The Learning Dynamics of Subword Segmentation for Morphologically Diverse Languages
This addresses the challenge of improving text generation and cross-lingual transfer for low-resource, morphologically complex languages, though it is incremental as it extends an existing framework.
The paper studied how subword segmentation evolves during pretraining and finetuning when learned dynamically by language models, finding that morphologically complex languages like Isi-Xhosa show greater instability and subword boundaries become finer-grained in finetuning.
Subword segmentation is typically applied in preprocessing and stays fixed during training. Alternatively, it can be learned during training to optimise the training objective.

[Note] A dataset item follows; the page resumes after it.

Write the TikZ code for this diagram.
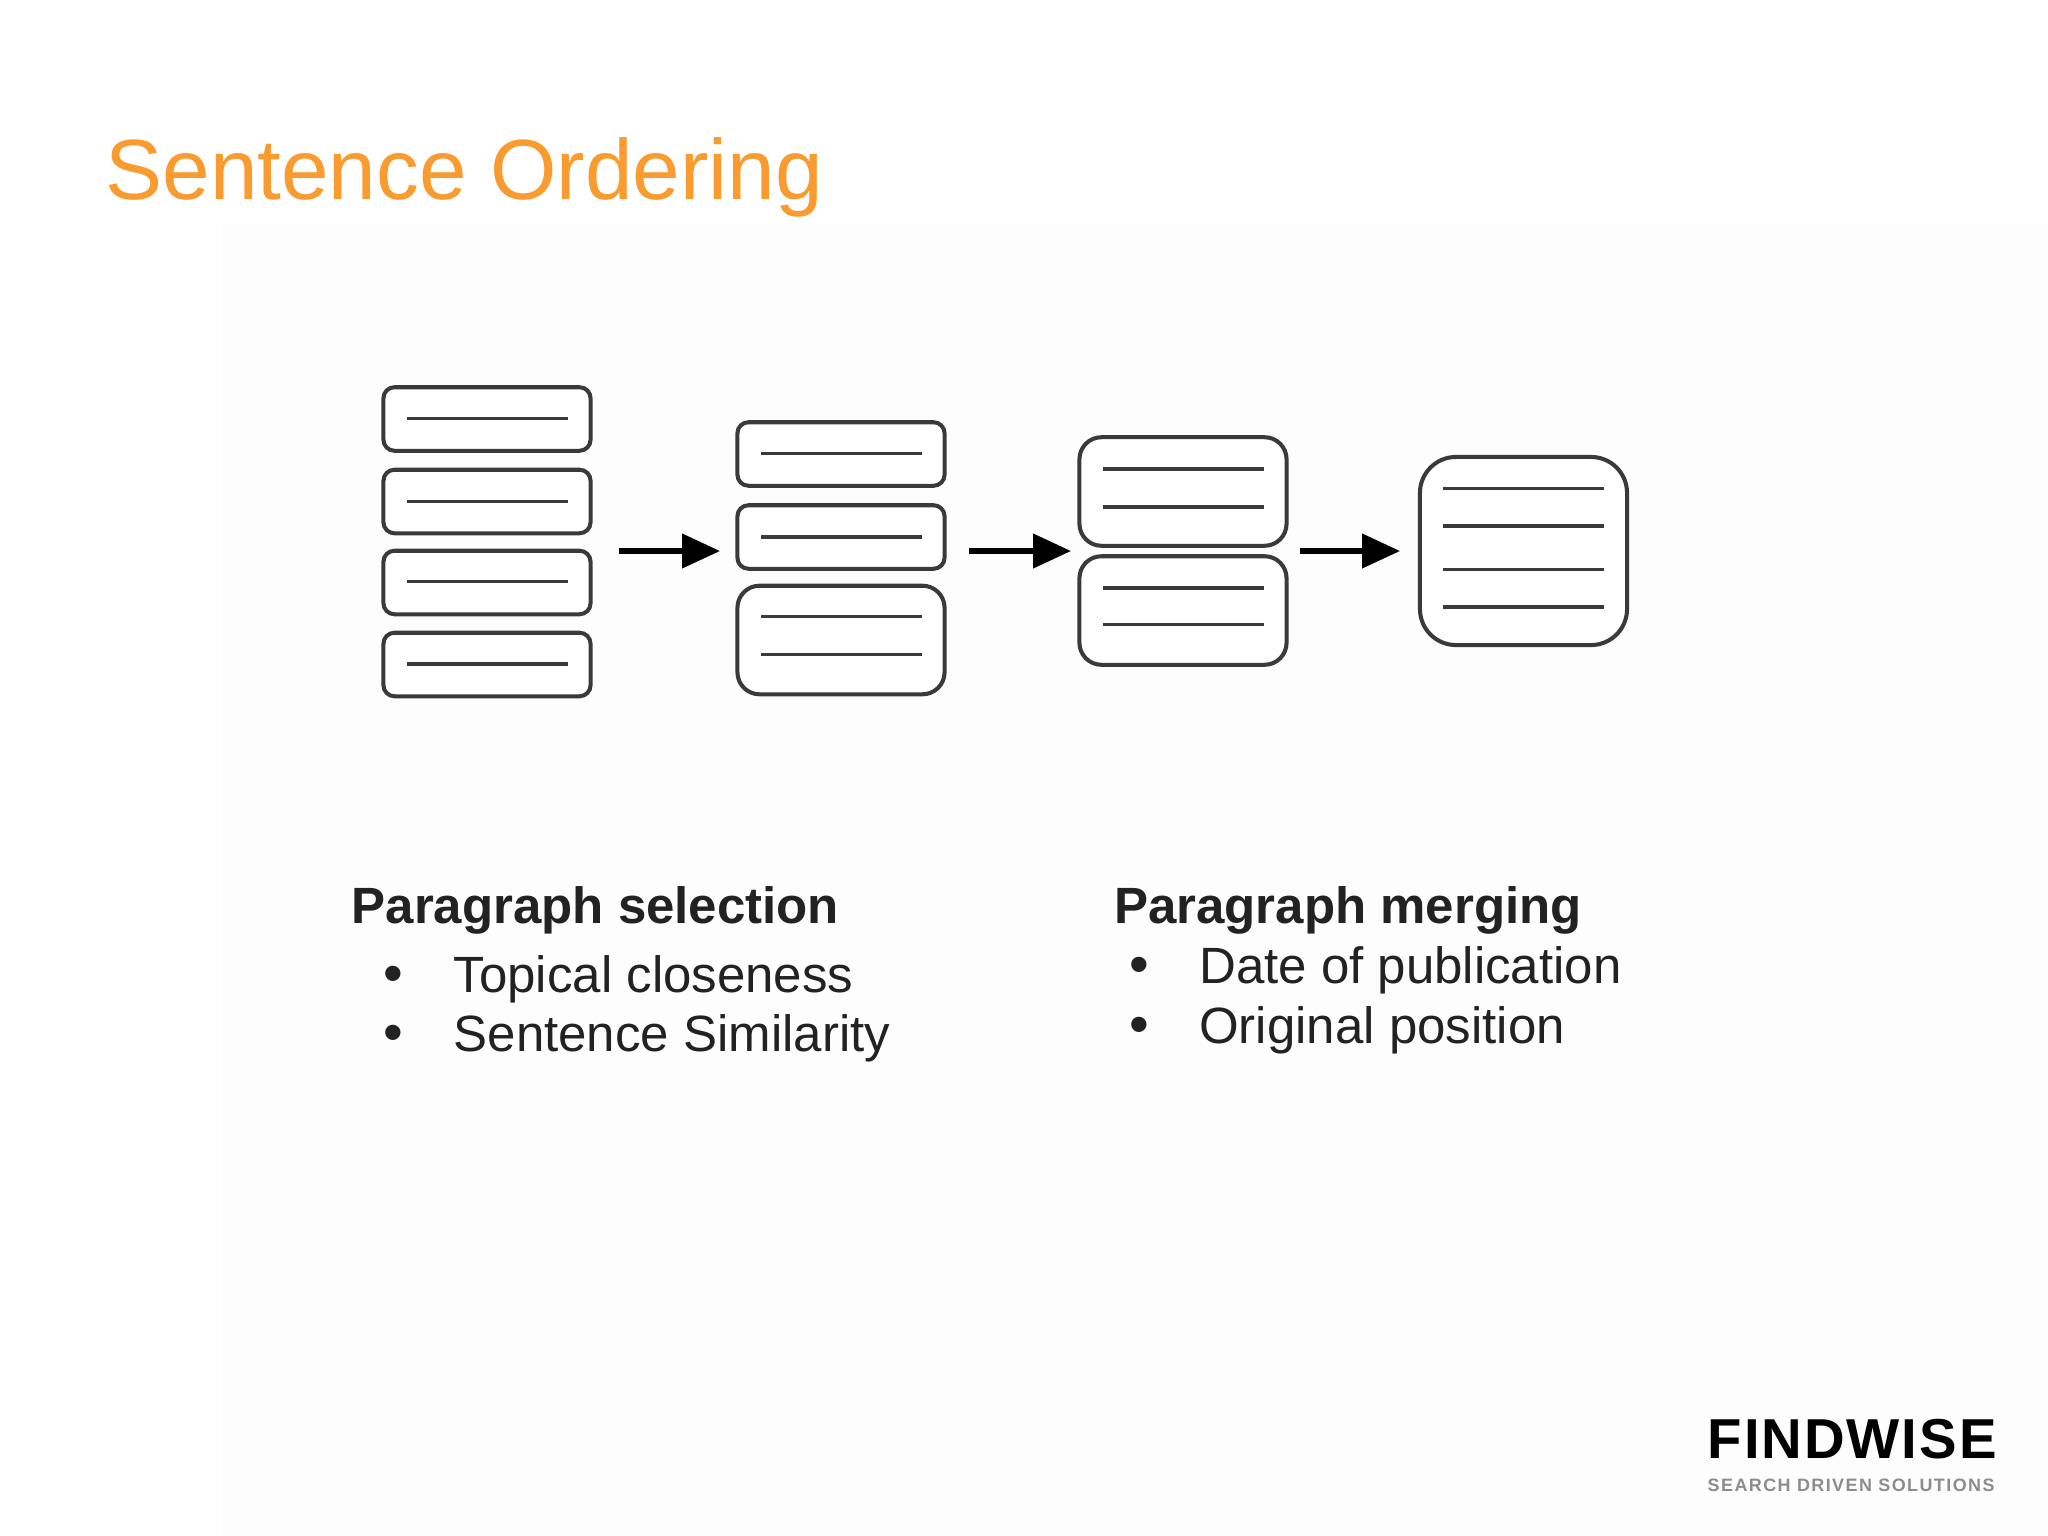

In this paper we study the learning dynamics of subword segmentation: if a language model can dynamically optimise tokenisation, how do its subwords evolve during pretraining and finetuning? To explore this, we extend the subword segmental language model (SSLM), a framework for learning subwords during training, to support pretraining and finetuning. We train models for three typologically diverse languages to study learning dynamics across the morphological spectrum: Isi-Xhosa is conjunctive (long word forms composed of many morphemes), Setswana is disjunctive (morphemes written as separate words), and English represents a typological middle ground. We analyse subword dynamics from a linguistic perspective, tracking morphology, productivity, and fertility. We identify four stages of subword learning, with the morphologically complex isi-Xhosa exhibiting greater instability. During finetuning, subword boundaries shift to become finer-grained. Lastly, we show that learnable subwords offers a promising approach to improve text generation and cross-lingual transfer for low-resource, morphologically complex languages.